### Aim
Transcribe exactly the lines from the one containing "Write a web" through the one containing "var cx = 479, cy = 323, r = 249;", both included, and leave out any pictures.

### Code that draws figures
——————————

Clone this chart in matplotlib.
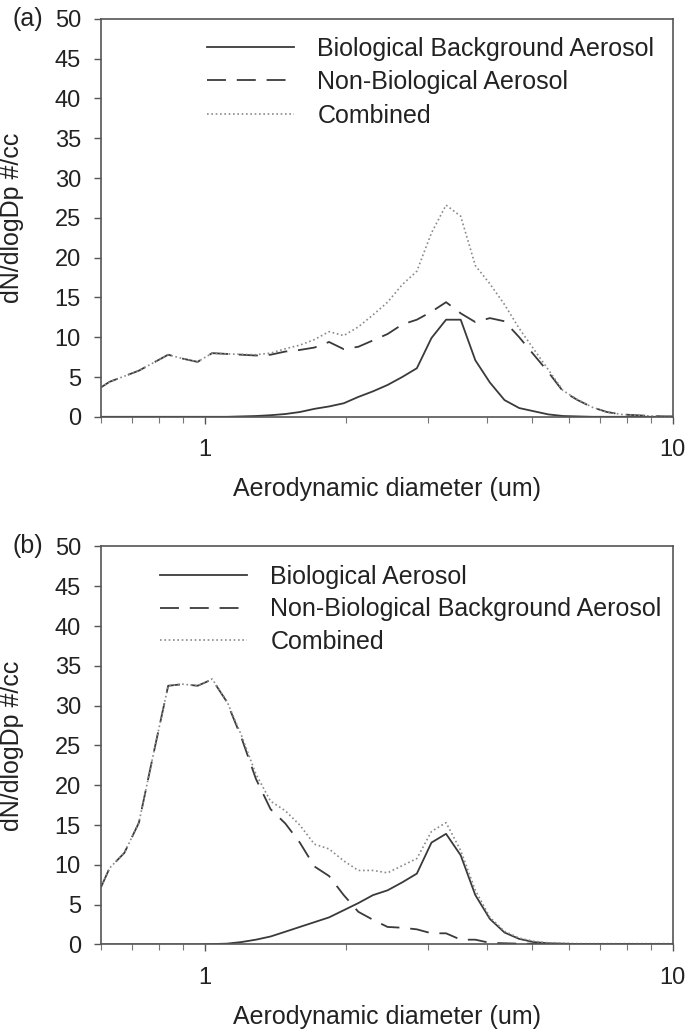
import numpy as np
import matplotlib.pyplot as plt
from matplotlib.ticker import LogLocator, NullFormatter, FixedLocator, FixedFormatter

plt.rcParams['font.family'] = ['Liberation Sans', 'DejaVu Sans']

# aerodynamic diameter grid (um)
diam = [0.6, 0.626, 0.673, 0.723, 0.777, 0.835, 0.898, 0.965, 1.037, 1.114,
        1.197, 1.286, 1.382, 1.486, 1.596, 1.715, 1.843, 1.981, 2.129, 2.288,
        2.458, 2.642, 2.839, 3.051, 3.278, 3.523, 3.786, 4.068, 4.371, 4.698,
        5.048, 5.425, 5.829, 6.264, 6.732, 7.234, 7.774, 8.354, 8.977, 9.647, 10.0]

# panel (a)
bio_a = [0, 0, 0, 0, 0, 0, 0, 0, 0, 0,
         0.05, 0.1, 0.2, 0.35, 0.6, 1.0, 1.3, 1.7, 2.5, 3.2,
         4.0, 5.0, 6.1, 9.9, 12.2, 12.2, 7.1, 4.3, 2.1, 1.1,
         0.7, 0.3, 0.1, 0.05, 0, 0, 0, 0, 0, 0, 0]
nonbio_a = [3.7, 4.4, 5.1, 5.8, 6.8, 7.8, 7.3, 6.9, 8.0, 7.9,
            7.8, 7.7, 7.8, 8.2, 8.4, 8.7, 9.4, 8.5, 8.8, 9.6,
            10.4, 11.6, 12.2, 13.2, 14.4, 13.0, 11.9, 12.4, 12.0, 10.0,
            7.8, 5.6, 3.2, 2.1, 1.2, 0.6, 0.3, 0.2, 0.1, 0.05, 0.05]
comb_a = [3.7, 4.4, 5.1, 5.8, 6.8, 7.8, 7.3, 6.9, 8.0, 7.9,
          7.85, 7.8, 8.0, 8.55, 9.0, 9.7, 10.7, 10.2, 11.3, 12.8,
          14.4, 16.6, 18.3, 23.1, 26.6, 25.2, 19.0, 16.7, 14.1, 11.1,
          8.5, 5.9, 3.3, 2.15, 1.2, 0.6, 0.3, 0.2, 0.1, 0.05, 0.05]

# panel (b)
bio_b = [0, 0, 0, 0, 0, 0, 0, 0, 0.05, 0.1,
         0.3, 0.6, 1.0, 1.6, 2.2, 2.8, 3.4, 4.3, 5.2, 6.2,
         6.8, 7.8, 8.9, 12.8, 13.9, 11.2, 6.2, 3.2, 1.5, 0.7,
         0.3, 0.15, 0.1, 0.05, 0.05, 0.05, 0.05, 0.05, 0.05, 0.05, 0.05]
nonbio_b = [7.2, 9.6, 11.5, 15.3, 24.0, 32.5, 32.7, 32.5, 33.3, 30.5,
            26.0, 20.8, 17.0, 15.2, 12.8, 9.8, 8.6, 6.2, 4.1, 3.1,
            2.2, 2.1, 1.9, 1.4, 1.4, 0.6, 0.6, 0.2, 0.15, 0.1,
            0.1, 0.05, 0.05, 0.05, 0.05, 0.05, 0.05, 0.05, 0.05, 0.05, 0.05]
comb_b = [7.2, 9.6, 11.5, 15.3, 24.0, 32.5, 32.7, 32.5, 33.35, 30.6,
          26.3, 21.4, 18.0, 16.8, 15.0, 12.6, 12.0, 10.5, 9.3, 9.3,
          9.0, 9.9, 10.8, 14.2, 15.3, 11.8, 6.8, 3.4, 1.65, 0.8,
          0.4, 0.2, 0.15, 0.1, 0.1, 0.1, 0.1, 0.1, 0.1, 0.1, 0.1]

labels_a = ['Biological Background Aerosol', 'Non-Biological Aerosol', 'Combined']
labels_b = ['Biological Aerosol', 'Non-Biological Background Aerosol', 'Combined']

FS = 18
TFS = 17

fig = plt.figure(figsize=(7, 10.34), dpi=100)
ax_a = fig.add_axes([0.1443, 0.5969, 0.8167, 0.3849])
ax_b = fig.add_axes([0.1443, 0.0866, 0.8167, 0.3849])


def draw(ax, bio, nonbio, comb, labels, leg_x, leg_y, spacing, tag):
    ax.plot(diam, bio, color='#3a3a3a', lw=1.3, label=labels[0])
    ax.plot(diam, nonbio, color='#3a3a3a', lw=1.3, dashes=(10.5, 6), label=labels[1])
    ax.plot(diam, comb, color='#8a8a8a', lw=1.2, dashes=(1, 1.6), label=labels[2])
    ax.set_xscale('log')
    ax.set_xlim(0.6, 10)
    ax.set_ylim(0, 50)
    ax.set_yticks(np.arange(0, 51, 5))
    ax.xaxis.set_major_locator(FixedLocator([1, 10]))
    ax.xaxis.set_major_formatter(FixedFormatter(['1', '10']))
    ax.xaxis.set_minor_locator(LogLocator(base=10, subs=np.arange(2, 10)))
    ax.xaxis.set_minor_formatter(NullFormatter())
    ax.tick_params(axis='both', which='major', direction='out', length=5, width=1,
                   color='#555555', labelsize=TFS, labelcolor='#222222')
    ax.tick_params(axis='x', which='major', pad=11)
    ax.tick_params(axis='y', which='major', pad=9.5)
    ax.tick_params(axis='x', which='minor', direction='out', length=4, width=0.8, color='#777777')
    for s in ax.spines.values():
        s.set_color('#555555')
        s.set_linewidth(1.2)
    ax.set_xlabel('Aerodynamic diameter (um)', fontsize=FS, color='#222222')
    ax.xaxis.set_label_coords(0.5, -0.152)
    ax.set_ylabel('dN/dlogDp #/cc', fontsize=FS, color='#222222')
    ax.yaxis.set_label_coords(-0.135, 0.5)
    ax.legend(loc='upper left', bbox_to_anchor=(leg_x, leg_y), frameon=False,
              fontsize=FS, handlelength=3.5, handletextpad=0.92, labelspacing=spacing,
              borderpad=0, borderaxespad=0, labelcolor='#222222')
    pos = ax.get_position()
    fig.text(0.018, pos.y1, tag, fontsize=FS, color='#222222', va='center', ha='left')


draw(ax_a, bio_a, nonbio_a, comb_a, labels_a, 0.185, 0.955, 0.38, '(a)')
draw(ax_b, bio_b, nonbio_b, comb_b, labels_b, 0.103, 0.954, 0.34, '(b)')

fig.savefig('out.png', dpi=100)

——————————

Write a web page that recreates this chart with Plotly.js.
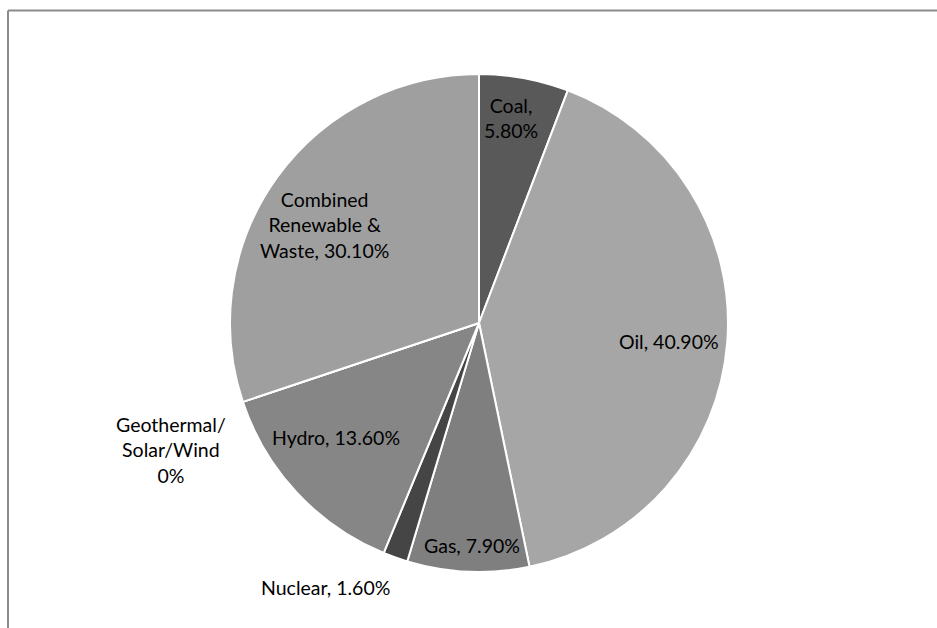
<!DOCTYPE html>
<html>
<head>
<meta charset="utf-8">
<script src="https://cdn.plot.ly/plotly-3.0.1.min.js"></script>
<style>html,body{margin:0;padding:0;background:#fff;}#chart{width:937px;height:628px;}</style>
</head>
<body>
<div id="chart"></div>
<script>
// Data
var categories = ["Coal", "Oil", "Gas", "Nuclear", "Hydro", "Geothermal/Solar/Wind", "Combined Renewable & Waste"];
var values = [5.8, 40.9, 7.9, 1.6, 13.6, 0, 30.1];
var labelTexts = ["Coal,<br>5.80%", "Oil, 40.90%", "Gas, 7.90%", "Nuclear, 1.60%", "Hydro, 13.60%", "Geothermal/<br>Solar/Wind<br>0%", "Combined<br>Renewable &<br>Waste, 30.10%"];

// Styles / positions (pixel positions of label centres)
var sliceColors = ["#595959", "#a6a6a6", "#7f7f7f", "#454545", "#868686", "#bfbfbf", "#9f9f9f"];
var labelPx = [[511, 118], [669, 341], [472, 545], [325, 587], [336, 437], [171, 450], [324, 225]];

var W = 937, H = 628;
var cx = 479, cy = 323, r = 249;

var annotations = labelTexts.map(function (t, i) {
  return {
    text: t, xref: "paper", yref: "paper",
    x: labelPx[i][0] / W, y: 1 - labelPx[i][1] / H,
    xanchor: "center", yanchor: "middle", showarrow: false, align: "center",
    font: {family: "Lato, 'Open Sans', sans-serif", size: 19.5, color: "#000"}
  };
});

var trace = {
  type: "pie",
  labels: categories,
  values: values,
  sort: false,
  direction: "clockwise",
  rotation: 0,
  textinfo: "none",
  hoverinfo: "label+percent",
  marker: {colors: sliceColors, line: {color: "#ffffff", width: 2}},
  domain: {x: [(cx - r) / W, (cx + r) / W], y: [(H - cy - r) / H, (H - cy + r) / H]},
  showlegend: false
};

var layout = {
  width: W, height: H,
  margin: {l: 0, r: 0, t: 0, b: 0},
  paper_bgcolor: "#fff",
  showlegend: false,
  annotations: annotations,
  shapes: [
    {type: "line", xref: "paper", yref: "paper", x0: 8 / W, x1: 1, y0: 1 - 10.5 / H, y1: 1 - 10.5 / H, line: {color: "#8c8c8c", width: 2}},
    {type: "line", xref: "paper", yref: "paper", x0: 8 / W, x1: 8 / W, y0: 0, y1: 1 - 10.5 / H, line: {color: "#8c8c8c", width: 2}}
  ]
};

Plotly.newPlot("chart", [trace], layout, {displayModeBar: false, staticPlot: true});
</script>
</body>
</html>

——————————

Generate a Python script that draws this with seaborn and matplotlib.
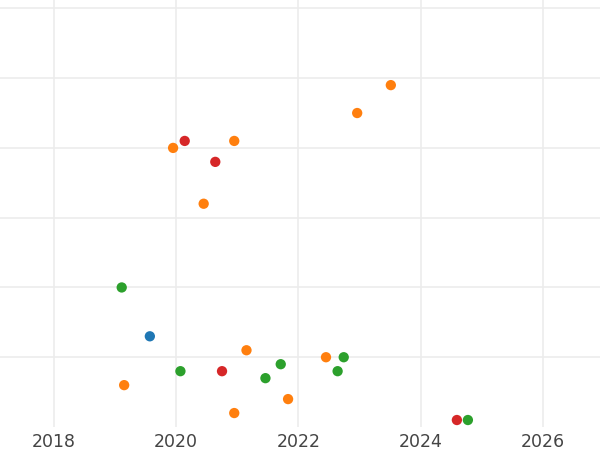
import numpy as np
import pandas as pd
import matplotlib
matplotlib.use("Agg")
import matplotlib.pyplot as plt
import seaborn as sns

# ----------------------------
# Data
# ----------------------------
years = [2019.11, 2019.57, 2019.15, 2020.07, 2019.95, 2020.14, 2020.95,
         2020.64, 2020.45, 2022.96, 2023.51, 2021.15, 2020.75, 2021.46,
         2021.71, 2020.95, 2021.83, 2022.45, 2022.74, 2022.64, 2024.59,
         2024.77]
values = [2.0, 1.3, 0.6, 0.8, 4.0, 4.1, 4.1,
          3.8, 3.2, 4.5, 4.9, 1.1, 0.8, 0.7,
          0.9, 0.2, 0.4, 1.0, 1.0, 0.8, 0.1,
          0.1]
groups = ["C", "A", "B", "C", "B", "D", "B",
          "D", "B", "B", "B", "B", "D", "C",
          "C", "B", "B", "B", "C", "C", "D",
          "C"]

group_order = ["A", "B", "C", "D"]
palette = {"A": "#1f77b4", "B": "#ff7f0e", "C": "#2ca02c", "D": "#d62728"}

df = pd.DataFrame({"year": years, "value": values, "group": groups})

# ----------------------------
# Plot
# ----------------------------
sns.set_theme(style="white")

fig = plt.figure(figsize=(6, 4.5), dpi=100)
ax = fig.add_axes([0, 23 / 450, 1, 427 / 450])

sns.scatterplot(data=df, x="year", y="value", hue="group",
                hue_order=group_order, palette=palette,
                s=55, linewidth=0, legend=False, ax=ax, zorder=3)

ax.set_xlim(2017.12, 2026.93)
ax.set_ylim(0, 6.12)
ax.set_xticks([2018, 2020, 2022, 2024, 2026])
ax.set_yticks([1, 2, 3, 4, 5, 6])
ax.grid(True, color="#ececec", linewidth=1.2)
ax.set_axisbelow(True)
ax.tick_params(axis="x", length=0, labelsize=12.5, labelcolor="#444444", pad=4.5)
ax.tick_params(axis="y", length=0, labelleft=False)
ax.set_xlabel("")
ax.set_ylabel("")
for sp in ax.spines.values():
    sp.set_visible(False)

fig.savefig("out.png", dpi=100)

——————————

### Complete response
Write a web page that recreates this chart with Plotly.js.
<!DOCTYPE html>
<html>
<head>
<meta charset="utf-8">
<script src="https://cdn.plot.ly/plotly-3.0.1.min.js"></script>
<style>html,body{margin:0;padding:0;background:#fff;}#chart{width:937px;height:628px;}</style>
</head>
<body>
<div id="chart"></div>
<script>
// Data
var categories = ["Coal", "Oil", "Gas", "Nuclear", "Hydro", "Geothermal/Solar/Wind", "Combined Renewable & Waste"];
var values = [5.8, 40.9, 7.9, 1.6, 13.6, 0, 30.1];
var labelTexts = ["Coal,<br>5.80%", "Oil, 40.90%", "Gas, 7.90%", "Nuclear, 1.60%", "Hydro, 13.60%", "Geothermal/<br>Solar/Wind<br>0%", "Combined<br>Renewable &<br>Waste, 30.10%"];

// Styles / positions (pixel positions of label centres)
var sliceColors = ["#595959", "#a6a6a6", "#7f7f7f", "#454545", "#868686", "#bfbfbf", "#9f9f9f"];
var labelPx = [[511, 118], [669, 341], [472, 545], [325, 587], [336, 437], [171, 450], [324, 225]];

var W = 937, H = 628;
var cx = 479, cy = 323, r = 249;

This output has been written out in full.